SB 1222 was passed by the state Senate by a 24-15 vote earlier this month, before entering the House Committee for Courts of Justice on Monday. There, the bill received a unanimous recommendation Wednesday from the House Criminal Subcommittee.
HB 1907 would establish similar fines and penalties for texting while driving. The bill was unanimously recommended Wednesday out of the Senate Committee on Transportation and is currently in the state Senate Courts of Justice Committee. It passed the entire state House on Feb. 5 by a 92-4 vote.
In Arizona, New Drivers Face Restrictions on Device Usage
Arizona is one of six states to not have a statewide law banning all drivers from texting while driving, according to the IIHS.
But SB 1241 would change that, prohibiting the state’s newest drivers from using wireless communication devices behind the wheel. Under the bill, motorists with novice licenses face usage restrictions on mobile devices.

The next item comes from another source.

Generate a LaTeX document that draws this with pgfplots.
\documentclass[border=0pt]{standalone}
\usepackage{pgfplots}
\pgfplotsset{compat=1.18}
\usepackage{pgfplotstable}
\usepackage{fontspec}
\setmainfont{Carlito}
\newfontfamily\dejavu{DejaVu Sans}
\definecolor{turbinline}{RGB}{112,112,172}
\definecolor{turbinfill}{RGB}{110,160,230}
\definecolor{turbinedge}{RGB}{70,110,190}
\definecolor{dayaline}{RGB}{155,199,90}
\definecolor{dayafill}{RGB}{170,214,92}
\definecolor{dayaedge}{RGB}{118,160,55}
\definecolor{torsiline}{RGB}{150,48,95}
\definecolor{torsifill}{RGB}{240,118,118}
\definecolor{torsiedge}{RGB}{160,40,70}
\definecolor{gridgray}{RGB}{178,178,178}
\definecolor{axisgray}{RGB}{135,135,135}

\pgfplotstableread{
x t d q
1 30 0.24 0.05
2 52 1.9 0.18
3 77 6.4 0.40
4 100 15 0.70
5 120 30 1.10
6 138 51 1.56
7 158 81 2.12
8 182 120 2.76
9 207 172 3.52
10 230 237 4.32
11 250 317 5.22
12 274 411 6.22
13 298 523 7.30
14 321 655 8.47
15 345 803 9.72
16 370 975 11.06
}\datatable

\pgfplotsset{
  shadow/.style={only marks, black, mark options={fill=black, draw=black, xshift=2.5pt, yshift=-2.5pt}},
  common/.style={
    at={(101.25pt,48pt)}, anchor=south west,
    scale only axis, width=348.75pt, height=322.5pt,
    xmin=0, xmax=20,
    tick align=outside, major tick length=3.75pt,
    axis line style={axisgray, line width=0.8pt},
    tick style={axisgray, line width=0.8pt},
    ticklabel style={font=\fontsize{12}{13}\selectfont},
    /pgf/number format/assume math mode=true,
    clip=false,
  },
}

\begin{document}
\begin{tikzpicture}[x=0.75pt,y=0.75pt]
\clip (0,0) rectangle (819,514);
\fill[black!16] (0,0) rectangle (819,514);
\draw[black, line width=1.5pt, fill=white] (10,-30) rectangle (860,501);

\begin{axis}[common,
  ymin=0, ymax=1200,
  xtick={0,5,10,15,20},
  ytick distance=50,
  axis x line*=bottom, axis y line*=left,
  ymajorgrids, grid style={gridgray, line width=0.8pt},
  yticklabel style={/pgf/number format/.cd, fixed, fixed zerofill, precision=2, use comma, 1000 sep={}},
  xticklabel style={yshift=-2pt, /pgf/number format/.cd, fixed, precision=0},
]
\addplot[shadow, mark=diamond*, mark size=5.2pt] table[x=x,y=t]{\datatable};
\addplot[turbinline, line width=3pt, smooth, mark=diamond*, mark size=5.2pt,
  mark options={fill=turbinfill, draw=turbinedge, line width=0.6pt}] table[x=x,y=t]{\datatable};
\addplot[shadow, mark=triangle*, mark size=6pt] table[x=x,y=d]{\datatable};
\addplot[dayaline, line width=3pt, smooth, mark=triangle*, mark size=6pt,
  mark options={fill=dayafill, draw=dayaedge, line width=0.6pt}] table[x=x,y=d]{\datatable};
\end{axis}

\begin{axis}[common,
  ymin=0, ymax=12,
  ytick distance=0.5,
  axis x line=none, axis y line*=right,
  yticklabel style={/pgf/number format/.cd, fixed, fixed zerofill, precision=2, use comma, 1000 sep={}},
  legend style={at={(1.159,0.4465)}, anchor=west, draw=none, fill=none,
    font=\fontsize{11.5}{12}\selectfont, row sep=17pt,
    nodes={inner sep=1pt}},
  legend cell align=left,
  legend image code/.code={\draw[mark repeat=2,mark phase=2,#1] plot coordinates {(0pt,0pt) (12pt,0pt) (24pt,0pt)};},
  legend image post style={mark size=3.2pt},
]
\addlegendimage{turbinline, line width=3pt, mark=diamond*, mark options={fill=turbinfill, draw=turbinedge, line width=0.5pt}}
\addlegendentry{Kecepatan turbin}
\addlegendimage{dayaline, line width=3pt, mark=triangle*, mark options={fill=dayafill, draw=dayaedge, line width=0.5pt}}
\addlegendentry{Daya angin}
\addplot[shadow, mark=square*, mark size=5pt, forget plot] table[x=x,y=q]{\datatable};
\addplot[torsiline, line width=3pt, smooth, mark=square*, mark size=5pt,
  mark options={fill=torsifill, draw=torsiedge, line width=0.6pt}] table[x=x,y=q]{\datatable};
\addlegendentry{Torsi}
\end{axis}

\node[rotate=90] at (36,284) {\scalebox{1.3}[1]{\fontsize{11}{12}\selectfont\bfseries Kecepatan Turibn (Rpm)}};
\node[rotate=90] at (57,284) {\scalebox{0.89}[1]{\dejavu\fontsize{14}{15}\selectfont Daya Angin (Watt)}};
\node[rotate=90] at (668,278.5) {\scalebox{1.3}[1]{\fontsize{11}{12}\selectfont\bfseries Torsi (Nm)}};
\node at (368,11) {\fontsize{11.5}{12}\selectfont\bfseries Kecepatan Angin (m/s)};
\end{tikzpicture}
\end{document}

Class G licensees, who must have their learner’s permits for at least six months before being granted restricted privileges like nighttime driving only when accompanied with an adult, would be fined if they are found using a mobile device while driving within the first six months of licensure and extend the restrictions. The fines under the bill are as follows:
- A maximum $75 fine for first-time violators and month long extension of restrictions.
- A maximum $100 fine for two-time violators and 60-day extension of restrictions
- A maximum $100 fine on third and subsequent violations along with a month long license suspension
The violation would be enforced as a secondary offense under the bill, which would become effective July 1, 2014, if passed.
SB 1241 was recommended by a 3-1 vote in the Committee on Public Safety on Wednesday. The bill is still under consideration in other Senate bodies, including the Committee on Transportation, where it is on the agenda for the Feb. 19 meeting.
Insurance Implications of Texting While Driving
Based on a quote comparison of car insurance rates, OnlineAutoInsurance.com conducted an analysis of the premium impact that a texting-while-driving citation can have in New York, which adds points to a license for texting violations.
According to the analysis, we found that insurance providers can view texting-related violations as a valid reason to pump up the prices they offer, though they didn’t always do so:
- At one insurer, a texting ticket increased insurance rates by 10.5 percent overall.
- At the second insurer, a texting ticket increased insurance rates by 9.1 percent overall.
- At the third insurer, a texting violation did not show any impact on insurance quotes.